Not enabling pandoc or ocr-platform is fine — extractors for those formats simply won't be registered, and Engine::extract will return Error::UnsupportedFormat for them.

License

Dual-licensed under MIT OR Apache 2.0 at your option. SPDX: MIT OR Apache-2.0.

Status & roadmap

This is a young project. v0.1 ships the trait surface, dispatch engine, and a no-op test extractor. Real backends land per the roadmap below:

  • v0.2 — pdf feature (pdfium-render integration). PdfiumExtractor registers automatically in Engine::with_defaults(); falls back gracefully when libpdfium isn't installed. See src/pdf.rs for libpdfium installation notes.
  • v0.3 — pandoc feature. PandocExtractor covers DOCX, PPTX, EPUB, RTF, ODT, LaTeX, HTML via the pandoc binary. Auto- registers when pandoc is on PATH; supports with_binary(absolute_path) for shipping pandoc next to your app. CHANGELOG.md added.
  • v0.4 — calamine + csv + html features (all in-process). CalamineExtractor (XLSX/XLS/XLSB/XLSM/ODS), CsvExtractor (CSV/TSV with auto-delimiter), Html2mdExtractor (HTML/HTM, registered before Pandoc so it wins by default for HTML). Engine registration order documented inline.
  • v0.5 — ocr-platform feature (macOS Vision + Windows.Media.Ocr). VisionOcrExtractor (macOS) handles PNG / JPG / TIFF / BMP / GIF / HEIC via Apple Vision (neural-network-based, Apple Neural Engine-accelerated on Apple Silicon). WindowsOcrExtractor (Windows) handles PNG / JPG / TIFF / BMP / GIF via the OS-built-in Windows.Media.Ocr engine. v0.5.3 adds scanned-PDF → OCR composition: PdfiumExtractor accepts an OCR fallback at construction; when text extraction yields empty markdown, each page is rendered to a PNG and routed through OCR with ## Page N headings. Linux ONNX backend lands in v0.6.
  • v0.6 — ocr-onnx feature (Surya + ONNX runtime fallback)
  • v0.7 — Audit pass + first stable trait release (1.0 candidate)

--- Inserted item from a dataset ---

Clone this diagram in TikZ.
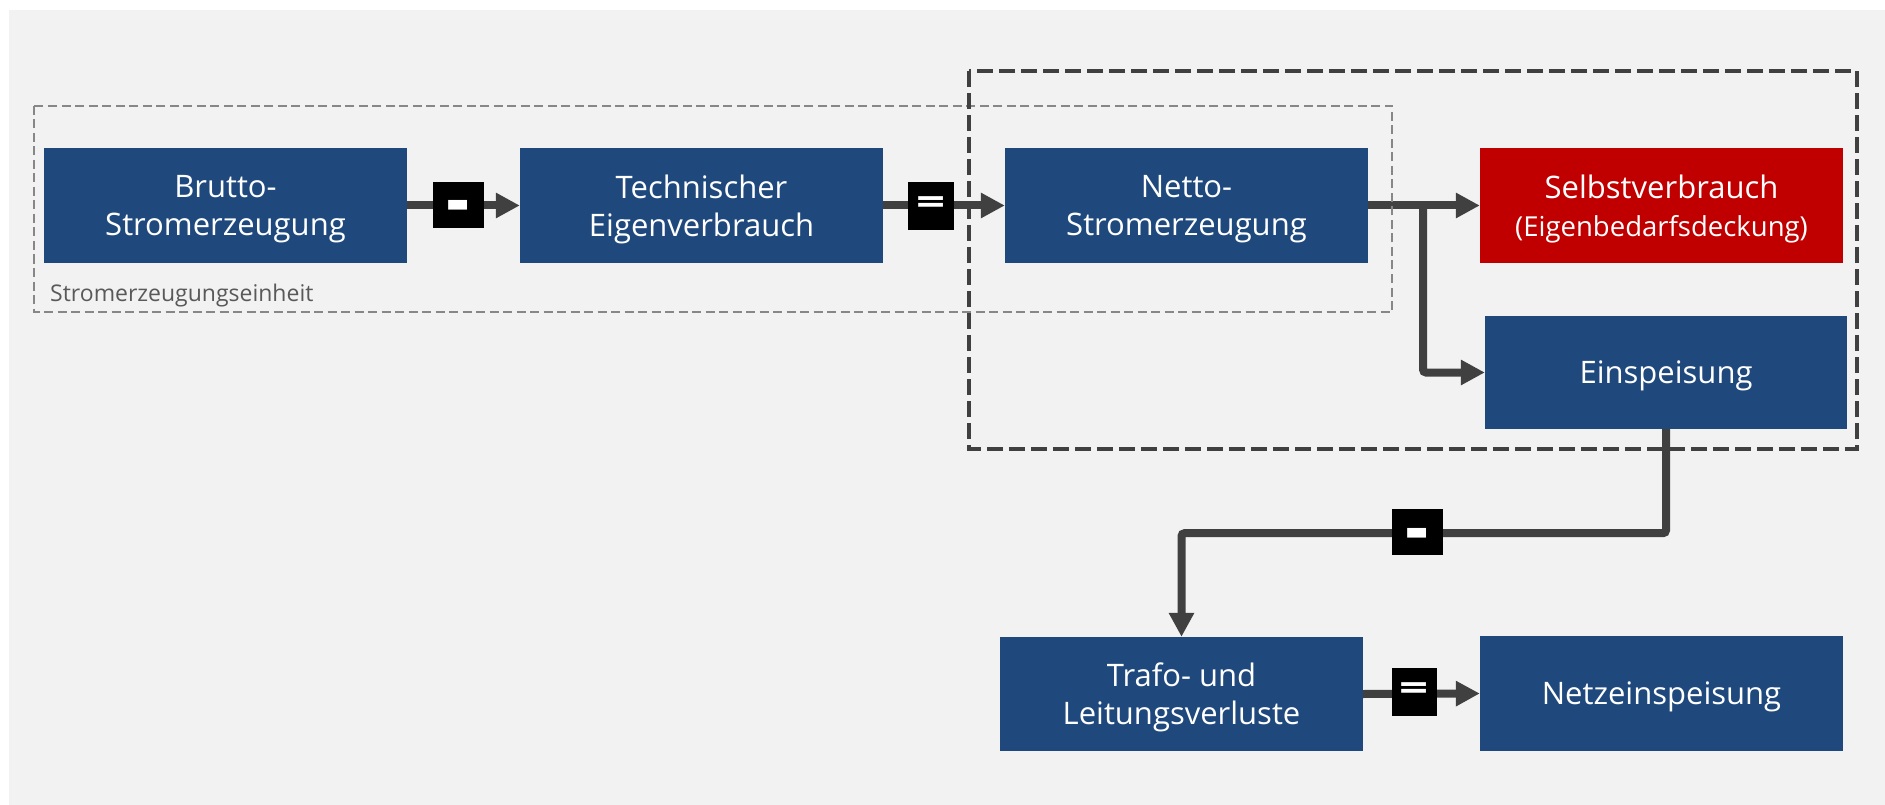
\documentclass[tikz,border=0pt]{standalone}
\usepackage{fontspec}
\setmainfont{Open Sans}
\usetikzlibrary{arrows.meta}
\definecolor{bgc}{HTML}{F2F2F2}
\definecolor{boxblue}{HTML}{1F497D}
\definecolor{boxred}{HTML}{C00000}
\definecolor{conc}{HTML}{404040}
\definecolor{lblc}{HTML}{595959}
\definecolor{thinc}{HTML}{878787}
\newcommand{\minusglyph}{\raisebox{-22pt}[0pt][0pt]{\scalebox{1}[1.1]{-}}}
\newcommand{\eqglyph}{\scalebox{1}[0.7]{=}}
\tikzset{
  flowbox/.style={fill=boxblue, text=white, inner sep=0pt, minimum width=363pt, minimum height=115pt, align=center, text depth=0pt, font=\fontsize{31}{38}\selectfont},
  conn/.style={draw=conc, line width=8pt, rounded corners=3pt, -{Triangle[length=24pt,width=24pt]}},
  badge/.style={fill=black, text=white, inner sep=0pt, minimum width=51pt, minimum height=46pt},
  minusbadge/.style={badge, font=\fontsize{72}{72}\bfseries\selectfont},
  eqbadge/.style={badge, minimum width=46pt, minimum height=48pt, font=\fontsize{51}{51}\bfseries\selectfont},
  bigdash/.style={draw=conc, line width=4.5pt, dash pattern=on 16pt off 6pt},
  thindash/.style={draw=thinc, line width=2.5pt, dash pattern=on 9pt off 4.5pt}
}
\begin{document}
\begin{tikzpicture}[x=1pt, y=-1pt]
\useasboundingbox (0,0) rectangle (1885,805);
\fill[white] (0,0) rectangle (1885,805);
\fill[bgc] (9,10) rectangle (1885,805);

% boxes
\node[flowbox] (brutto) at (225.5,205.5) {Brutto-\\Stromerzeugung};
\node[flowbox] (tech) at (701.5,205.5) {Technischer\\Eigenverbrauch};
\node[flowbox] (netto) at (1186.5,205.5) {Netto-\\Stromerzeugung};
\node[flowbox, fill=boxred] (selbst) at (1661.5,205.5) {Selbstverbrauch\\{\fontsize{27.5}{36}\selectfont(Eigenbedarfsdeckung)}};
\node[flowbox, minimum width=362pt, minimum height=113pt] (einsp) at (1666,372.5) {Einspeisung};
\node[flowbox, minimum height=114pt] (trafo) at (1181.5,694) {Trafo- und\\Leitungsverluste};
\node[flowbox] (netz) at (1661.5,693.5) {Netzeinspeisung};

% connectors
\draw[conn] (brutto.east) -- (tech.west);
\draw[conn] (tech.east) -- (netto.west);
\draw[conn] (netto.east) -- (selbst.west);
\coordinate (br) at (1423,205.5);
\draw[conn] (br) |- (einsp.west);
\draw[conn] (einsp.south) -- ++(0,104) -| (trafo.north);
\draw[conn] (trafo.east) -- (netz.west);

% badges
\node[minusbadge] (m1) at (458.5,205) {\minusglyph};
\node[eqbadge] (e1) at (931,206) {\eqglyph};
\node[minusbadge] (m2) at (1417.5,532) {\minusglyph};
\node[eqbadge, minimum width=45pt] (e2) at (1414.5,692) {\eqglyph};

% dashed frames
\draw[thindash] (34,106) rectangle (1392,312);
\node[anchor=base west, text=lblc, inner sep=0pt, font=\fontsize{23}{28}\selectfont] (lbl) at (50,301) {Stromerzeugungseinheit};
\draw[bigdash] (969,71) rectangle (1857,449);
\end{tikzpicture}
\end{document}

Issues, PRs, and design discussion welcome at https://github.com/mdkit-project/mdkit/issues.

Used by

mdkit was extracted from the document-extraction layer of Sery Link, a privacy-respecting data network for the files on your machines. If you use mdkit in your project, please open a PR to add yourself here.

Acknowledgements

mdkit would not exist without:

  • markitdown — Microsoft's Python implementation, the prior art and quality benchmark for "any-doc-to-markdown."
  • markitdown-rsuhobnil's Rust port, which proved the Rust-side feasibility and inspired the dispatch design.
  • Pandoc — John MacFarlane's universal document converter, the standard the academic publishing world is built on.
  • Pdfium — Google's PDF engine, free for everyone to use.
  • calaminetafia's industry-standard Rust XLSX parser.